Tuesday, February 10, 2009

Review of The Mostly True Adventures of Homer Pl Figg by Rodman Philbrick

The Mostly True Adventures of Homer P. Figg by Rodman Philbrick. (Scholastic/Blue Sky Press, 2009)

12-year-old Homer and his older brother Harold have been living with (or rather slaving for) their mean and nasty Uncle Squinton Leach (and a finer name for a villain I have rarely come across) ever since their beloved mother died. Harold has always looked after Homer, so when Uncle Squint illegally sells him into the Union Army, Homer is determined to find him and bring him back.

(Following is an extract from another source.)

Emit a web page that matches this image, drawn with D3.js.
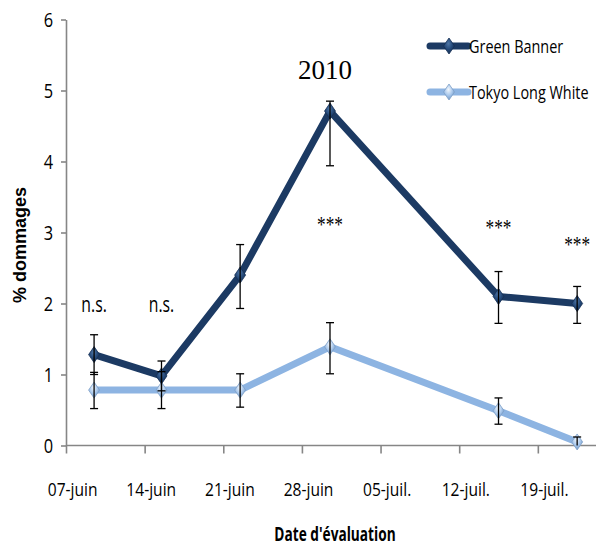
<!DOCTYPE html>
<html>
<head>
<meta charset="utf-8">
<script src="https://cdn.jsdelivr.net/npm/d3@7"></script>
<style>
  body { margin: 0; background: #fff; }
  svg { display: block; }
</style>
</head>
<body>
<div id="chart"></div>
<script>
// data
var dates = ["2010-06-09", "2010-06-15", "2010-06-22", "2010-06-30", "2010-07-15", "2010-07-22"];
var greenBanner = [1.28, 0.98, 2.40, 4.71, 2.10, 2.00];
var greenBannerErrPlus = [0.28, 0.21, 0.43, 0.14, 0.35, 0.24];
var greenBannerErrMinus = [0.28, 0.21, 0.47, 0.77, 0.38, 0.28];
var tokyoLongWhite = [0.78, 0.78, 0.78, 1.39, 0.49, 0.05];
var tokyoErrPlus = [0.25, 0.26, 0.23, 0.34, 0.18, 0.07];
var tokyoErrMinus = [0.26, 0.26, 0.24, 0.38, 0.19, 0.05];
var signif = ["n.s.", "n.s.", "", "***", "***", "***"];
var signifY = [1.88, 1.88, null, 3.01, 2.96, 2.72];
var seriesNames = ["Green Banner", "Tokyo Long White"];
var yTicks = [0, 1, 2, 3, 4, 5, 6];
var xStart = "2010-06-07", xEnd = "2010-07-24";
var yearLabel = "2010";

var width = 597, height = 548;
var sans = "'Open Sans', 'Liberation Sans', Arial, sans-serif";
var serif = "'Liberation Serif', 'Times New Roman', serif";
var parse = d3.timeParse("%Y-%m-%d");

var fr = d3.timeFormatLocale({
  dateTime: "%A %e %B %Y à %X", date: "%d/%m/%Y", time: "%H:%M:%S",
  periods: ["AM", "PM"],
  days: ["dimanche", "lundi", "mardi", "mercredi", "jeudi", "vendredi", "samedi"],
  shortDays: ["dim.", "lun.", "mar.", "mer.", "jeu.", "ven.", "sam."],
  months: ["janvier", "février", "mars", "avril", "mai", "juin", "juillet", "août", "septembre", "octobre", "novembre", "décembre"],
  shortMonths: ["janv.", "févr.", "mars", "avr.", "mai", "juin", "juil.", "août", "sept.", "oct.", "nov.", "déc."]
});

// the original chart was squeezed sideways, so its text is narrow
function squeeze(sel, sx) {
  sel.each(function() {
    var t = d3.select(this);
    var x = +t.attr("x") || 0, y = +t.attr("y") || 0;
    t.attr("x", null).attr("y", null)
      .attr("transform", "translate(" + x + "," + y + ") scale(" + sx + ",1)");
  });
}

var svg = d3.select("#chart").append("svg")
    .attr("width", width)
    .attr("height", height);

var defs = svg.append("defs");
function diamondGrad(id, hi, mid, lo) {
  var g = defs.append("radialGradient").attr("id", id)
      .attr("cx", "45%").attr("cy", "35%").attr("r", "65%");
  g.append("stop").attr("offset", "0%").attr("stop-color", hi);
  g.append("stop").attr("offset", "55%").attr("stop-color", mid);
  g.append("stop").attr("offset", "100%").attr("stop-color", lo);
}
diamondGrad("gbGrad", "#4f76a6", "#254a7a", "#142e52");
diamondGrad("tlwGrad", "#f2f7fd", "#a9c8ec", "#6f97c6");

var colors = ["#1c3a63", "#8db4e2"];
var grads = ["url(#gbGrad)", "url(#tlwGrad)"];

var xScale = d3.scaleTime()
    .domain([parse(xStart), parse(xEnd)])
    .range([66, 594]);

var yScale = d3.scaleLinear()
    .domain([0, 6])
    .range([445.5, 19.5]);

var halfDay = 12 * 3600 * 1000;
function xPos(d) { return xScale(new Date(parse(d).getTime() + halfDay)); }
var dayWidth = xScale(parse("2010-06-08")) - xScale(parse(xStart));

// axes
var xAxis = d3.axisBottom(xScale)
    .tickValues(d3.timeDay.range(parse(xStart), parse(xEnd), 7))
    .tickSize(8)
    .tickSizeOuter(0)
    .tickFormat(fr.format("%d-%b"));

var yAxis = d3.axisLeft(yScale)
    .tickValues(yTicks)
    .tickSize(5)
    .tickSizeOuter(0)
    .tickFormat(d3.format("d"));

svg.append("g")
    .attr("class", "x axis")
    .attr("transform", "translate(0," + yScale(0) + ")")
    .call(xAxis);

svg.select(".x.axis path").attr("d", "M" + xScale.range()[0] + ",0H596");

svg.select(".x.axis")
  .selectAll("text")
    .attr("x", dayWidth / 2 + 0.5)
    .attr("y", 50)
    .attr("dy", null)
    .style("font-family", sans)
    .style("font-size", "19px")
    .style("fill", "#000")
    .call(squeeze, 0.82);

svg.append("g")
    .attr("class", "y axis")
    .attr("transform", "translate(" + xScale.range()[0] + ",0)")
    .call(yAxis);

svg.select(".y.axis")
  .selectAll("text")
    .attr("x", -13)
    .attr("dy", "0.36em")
    .style("font-family", sans)
    .style("font-size", "20px")
    .style("fill", "#000")
    .call(squeeze, 0.82);

svg.selectAll(".axis path, .axis line")
    .style("stroke", "#868686")
    .style("stroke-width", 1.6);

// axis titles
svg.append("text")
    .attr("transform", "translate(26,245) rotate(-90)")
    .attr("text-anchor", "middle")
    .style("font-family", "'Liberation Sans', Arial, sans-serif")
    .style("font-weight", "bold")
    .style("font-size", "18px")
    .text("% dommages");

svg.append("text")
    .attr("x", 335)
    .attr("y", 541)
    .attr("text-anchor", "middle")
    .style("font-family", sans)
    .style("font-weight", "bold")
    .style("font-size", "19px")
    .text("Date d'évaluation")
    .call(squeeze, 0.72);

svg.append("text")
    .attr("x", 325)
    .attr("y", 79)
    .attr("text-anchor", "middle")
    .style("font-family", serif)
    .style("font-size", "27px")
    .text(yearLabel);

// significance labels
var sig = dates.map(function(d, i) { return {date: d, label: signif[i], y: signifY[i]}; })
    .filter(function(d) { return d.label !== ""; });

svg.selectAll(".signif")
    .data(sig)
  .enter()
    .append("text")
    .attr("class", "signif")
    .attr("x", function(d) { return xPos(d.date); })
    .attr("y", function(d) { return yScale(d.y); })
    .attr("text-anchor", "middle")
    .style("font-family", function(d) { return d.label === "***" ? serif : sans; })
    .style("font-size", function(d) { return d.label === "***" ? "23px" : "21px"; })
    .text(function(d) { return d.label; })
    .call(squeeze, 0.75);

// series
var series = [
  {name: seriesNames[0], values: greenBanner, plus: greenBannerErrPlus, minus: greenBannerErrMinus},
  {name: seriesNames[1], values: tokyoLongWhite, plus: tokyoErrPlus, minus: tokyoErrMinus}
];

var line = d3.line()
    .x(function(d) { return xPos(d.date); })
    .y(function(d) { return yScale(d.v); });

var diamond = "M0,-8L5.5,0L0,8L-5.5,0Z";

series.forEach(function(s, k) {
  var pts = dates.map(function(d, i) {
    return {date: d, v: s.values[i], hi: s.values[i] + s.plus[i], lo: Math.max(0, s.values[i] - s.minus[i])};
  });
  s.pts = pts;

  svg.append("path")
      .datum(pts)
      .attr("d", line)
      .style("fill", "none")
      .style("stroke", colors[k])
      .style("stroke-width", 7)
      .style("stroke-linejoin", "round");

  svg.selectAll(".marker" + k)
      .data(pts)
    .enter()
      .append("path")
      .attr("class", "marker" + k)
      .attr("transform", function(d) { return "translate(" + xPos(d.date) + "," + yScale(d.v) + ")"; })
      .attr("d", diamond)
      .style("fill", grads[k])
      .style("stroke", k === 0 ? "#163055" : "#7f9fc6")
      .style("stroke-width", 0.8);
});

// error bars on top
series.forEach(function(s, k) {
  var g = svg.append("g").attr("class", "errors" + k);
  g.selectAll("line.stem")
      .data(s.pts)
    .enter()
      .append("line")
      .attr("x1", function(d) { return xPos(d.date); })
      .attr("x2", function(d) { return xPos(d.date); })
      .attr("y1", function(d) { return yScale(d.hi); })
      .attr("y2", function(d) { return yScale(d.lo); })
      .style("stroke", "#000")
      .style("stroke-width", 1.3);
  ["hi", "lo"].forEach(function(key) {
    g.selectAll("line.cap" + key)
        .data(s.pts.filter(function(d) { return d[key] > 0; }))
      .enter()
        .append("line")
        .attr("x1", function(d) { return xPos(d.date) - 4; })
        .attr("x2", function(d) { return xPos(d.date) + 4; })
        .attr("y1", function(d) { return yScale(d[key]); })
        .attr("y2", function(d) { return yScale(d[key]); })
        .style("stroke", "#000")
        .style("stroke-width", 1.3);
  });
});

// legend
var legend = svg.selectAll(".legend")
    .data(series)
  .enter()
    .append("g")
    .attr("class", "legend")
    .attr("transform", function(d, i) { return "translate(430," + (46 + i * 46) + ")"; });

legend.append("line")
    .attr("x1", 0)
    .attr("x2", 38)
    .style("stroke", function(d, i) { return colors[i]; })
    .style("stroke-width", 7)
    .style("stroke-linecap", "round");

legend.append("path")
    .attr("transform", "translate(19,0)")
    .attr("d", diamond)
    .style("fill", function(d, i) { return grads[i]; })
    .style("stroke", function(d, i) { return i === 0 ? "#163055" : "#7f9fc6"; })
    .style("stroke-width", 0.8);

legend.append("text")
    .attr("x", 39)
    .attr("y", 0)
    .attr("dy", "0.36em")
    .style("font-family", sans)
    .style("font-size", "19px")
    .text(function(d) { return d.name; })
    .call(squeeze, 0.76);
</script>
</body>
</html>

After Homer runs away, he has three main adventures. During the first, he has a run-in with two nefarious characters who have kidnapped a free black man and plan to sell him into slavery down south. This leads him to a stern but kindly Quaker who (after the previous situation has been satisfactorily resolved) sends him to New York to find his brother, along with a wispy reverend named Mr. Willow and some funds. During the second adventure, Mr. Willow is bilked of the money by a pair of confidence tricksters, meaning that Homer must set off alone. He quickly falls in with a huckster named Professor Fleabottom who sells “Neurotonic Nerve Elixir” (otherwise known as sweetened rum) to Union soldiers. During this last adventure, Homer finds his brother – but he is also briefly plunged into the horrors of war.

The breezy tone and the historical subject matter reminded me of some of Sid Fleischman’s books, particularly his McBroom tall tales and his California-based historical adventures such as Bandit Moon. Homer P. Figg would have felt at home in Mark Twain’s Tom Sawyer or The Adventures of Huckleberry Finn, as well, with his gift of gab and penchant for getting into trouble. While the overall feel of the book is humorous, the treatment of such subjects as slavery and war is serious, if brief.

Although Homer tends to tell extravagant fibs at the drop of a hat, he waxes humble and heart-felt when he talks about his older brother, and so the reader really does expect to find a larger-than-life character in Harold. What a disappointment, then, that Harold is just an ordinary fellow who is not only an unsuccessful soldier but whose primary emotion on getting sold to the army was relief to escape from his responsibilities as an older brother. He’s not a bad guy, just a human one. And since the whole reason for all Homer’s adventures was to find Harold, it was odd that the book ends shortly thereafter, with little comment on Homer’s part about how their relationship has obviously changed – Homer has shown himself to be the intrepid brother, the one with initiative and drive. However, most readers will probably just be glad that the brothers end up safe, sound, and whole (well, almost whole).

Fast-paced and full of colorful language and eccentric characters, this is a good choice for kids in grade 4 and up.